The government that Johnson leads, and the party that he is a member of, are responsible for more deaths in this country than any other political party, or system of government for over 100 years. In 2015, 5 years ago now, (so you can safely five times this number) a report from Oxford University, the London School of Hygiene and Tropical Medicine, and two borough councils, revealed that in that year there were 30,000 ‘excess deaths’ in England and Wales, the greatest rise in mortality for 50 years. The report examined possible explanations and, having rejected environmental collapse, natural disaster and war, concluded that “the evidence points to a major failure of the health system, possibly exacerbated by failings in social care”, adding for clarity: “The impact of cuts resulting from the imposition of austerity on the NHS has been profound.”

Why are we still defending the right to life of a man who not only symbolizes everyone who wants us dead but has actually killed hundreds of thousands of us? Because deep down, every one of us is still battling the most foundational belief to the replication of oppression, of all beliefs - that the life of an oppressor is more valuable than that of the oppressed.


For some of you, this internalised oppression is cemented by the pernicious, mindless, and ultimately fascist, ‘love and light’ rhetoric of the New Age. This rhetoric offers you a moral high ground, where you can absent yourself from the scrapping for survival that those of us on the front line, knee-deep in the reality of White-Supremacist-Capitalist-Patriarchy can not. There are many forms of privilege in this world, being White, having enough money to feed yourself, and having enough of an education to know how to read are three of the most powerful that the vast majority of people in this world do not possess. It is bad enough to keep those privileges to yourself by bowing out of this conversation, claiming you are ‘not into politics’, refusing to educate yourself on the lived reality of those less privileged than you. But it is inexcusable to use those privileges against those of us brave enough to stand up and fight back for the right of you, our sisters, brothers, partners, friends and lovers to live.


I find so much of contemporary spirituality deeply nauseating. The ways in which pernicious racism, misogyny, ableism and homophobia seep through apparently neutral platitudes like ‘love conquers all’ or even ‘I wish harm on no one!’ is deeply depressing. If your response to me hoping that one of the most oppressive men on this planet, responsible for the deaths of more disabled, poor and mentally ill people in this country than anyone for the last 50 years, a vocal and explicit racist, misogynist and homophobe, is to attempt to shame me or imply I am less morally sound than you, in all seriousness, you need to have a long hard look at yourself.

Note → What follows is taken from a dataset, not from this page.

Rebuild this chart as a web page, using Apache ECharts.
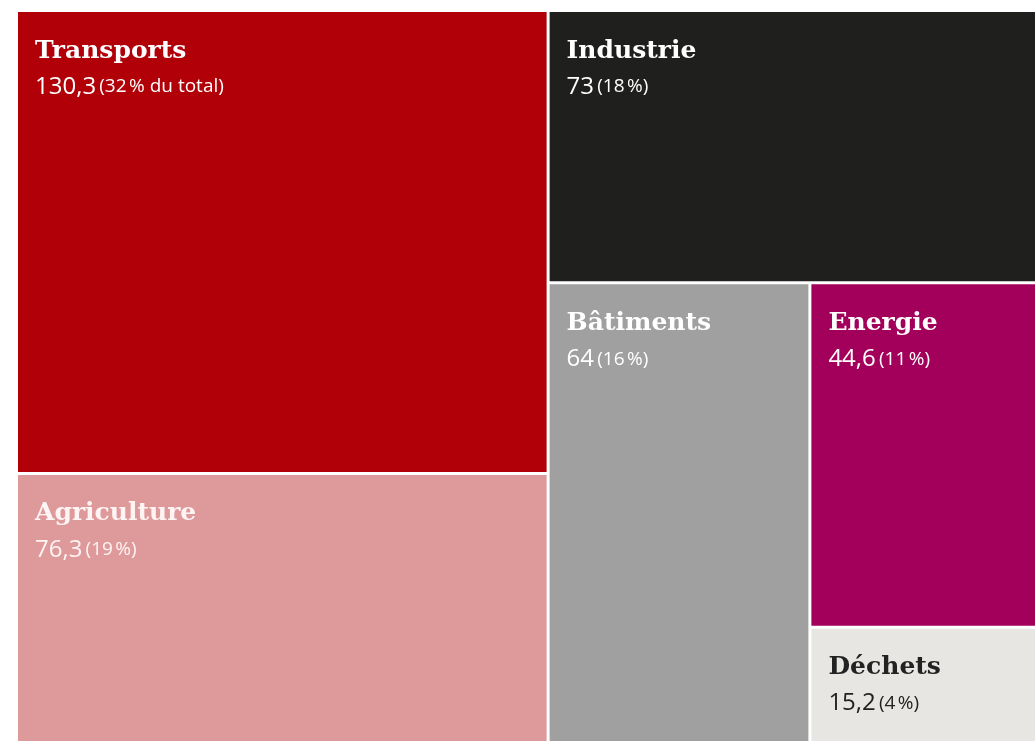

Now is the time to do it too, because despite what Johnson and the other leaders of the world tell you, we are going to be in lockdown confronted with The Self for many more months to come. The book of Job, one of the most wildly explicit narratives supporting oppression, tells us to "Yield now and be at peace with Him; Thereby good will come to you”. (Job 22:21). I would suggest that the only person you have any hope of reconciling with throughout this entire process is yourself, and the day we ‘yield’ to the God of the oppressor is the day all purpose and meaning in life is lost.


Reference.


1. Johnson has indeed publically endorsed slave trade industries https://www.theredroar.com/2018/08/boris-johnson-praised-banks-role-in-financing-slave-trade-industries/


2. If you want an example of this argument, look to Bonhoffer’s The Cost of Discipleship. It’s like watching an exercise in mental gymnastics as he attempts to maintain his adherence to the Christian edict ‘tho shalt not kill’ while still trying, desperately, to combat oppression. He ultimately fails because the edict thou shalt not kill IS oppression. But if you’re going to throw moral superiority at me at least do the reading.